The unimolecular reaction of a vibrationally excited molecule having low rotational excitation often leads to nascent products in which the vibrational degrees of freedom appear ‘‘hotter’’ than the rotation, translation (R,T) degrees of freedom. We show that this can derive from parent vibrations being ‘‘hot’’ while parent rotations remain ‘‘cold,’’ since the parentage of product vibration is parent vibration, while product R,T excitations are obtained from parent vibration as well as rotation. Calculations are performed for reactions having loose transition states and no reverse barriers, in which an ensemble of 3N–6 degrees of freedom are used to equilibrate parent vibrations, thereby providing a statistical distribution of product vibrational excitations. For each set of product vibrational states, all R,T excitations are then apportioned statistically using the phase space theory of unimolecular reactions (PST).
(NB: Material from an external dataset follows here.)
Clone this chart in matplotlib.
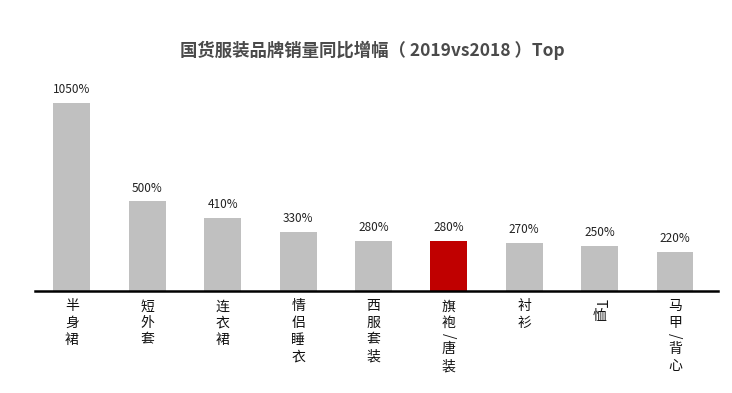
import matplotlib
matplotlib.use('Agg')
import matplotlib.pyplot as plt

plt.rcParams['font.family'] = ['Noto Sans CJK SC', 'DejaVu Sans']

# 数据
categories = ['半身裙', '短外套', '连衣裙', '情侣睡衣', '西服套装', '旗袍/唐装', '衬衫', 'T恤', '马甲/背心']
growth = [1050, 500, 410, 330, 280, 280, 270, 250, 220]
highlight = '旗袍/唐装'

bar_colors = ['#c00000' if c == highlight else '#c0c0c0' for c in categories]

fig = plt.figure(figsize=(7.32, 3.93), dpi=100)
ax = fig.add_axes([35 / 732, 1 - 291 / 393, (718 - 35) / 732, (291 - 60) / 393])

x = list(range(len(categories)))
ax.bar(x, growth, width=0.49, color=bar_colors)

ax.set_xlim(-0.49, 8.57)
ax.set_ylim(0, 1050 * (291 - 60) / 188)

for xi, v in zip(x, growth):
    ax.annotate(f'{v}%', (xi, v), xytext=(0, 5), textcoords='offset points',
                ha='center', va='bottom', fontsize=8.5, color='#222222')

# 竖排类别标签
for xi, name in zip(x, categories):
    off = -6
    for ch in name:
        rot = 270 if ch.isascii() else 0
        ax.annotate(ch, (xi, 0), xytext=(0, off), textcoords='offset points',
                    ha='center', va='top', fontsize=10, rotation=rot,
                    color='#111111')
        off -= 12 if not ch.isascii() else 7

for s in ['top', 'right', 'left']:
    ax.spines[s].set_visible(False)
ax.spines['bottom'].set_linewidth(1.8)
ax.set_xticks([])
ax.set_yticks([])

fig.text(372 / 732, 1 - 50 / 393, '国货服装品牌销量同比增幅（ 2019vs2018 ）Top',
         ha='center', va='center', fontsize=12.5, fontweight='bold', color='#4a4a4a')

fig.savefig('out.png', dpi=100)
The results indicate that for those energies above reaction threshold (E‡) which exceed the lowest product vibrational energies, product vibrations are more excited than with PST, while product R,T excitations are less than with PST. These differences increase with E‡, and rotational distributions obtained using the separate statistical ensembles (SSE) method peak at low N″ relative to PST. When product vibrations are energetically inaccessible, SSE and PST are identical. The calculations are compared to nascent distributions from the unimolecular dissociation of monoenergetic NCNO, and the agreement is excellent.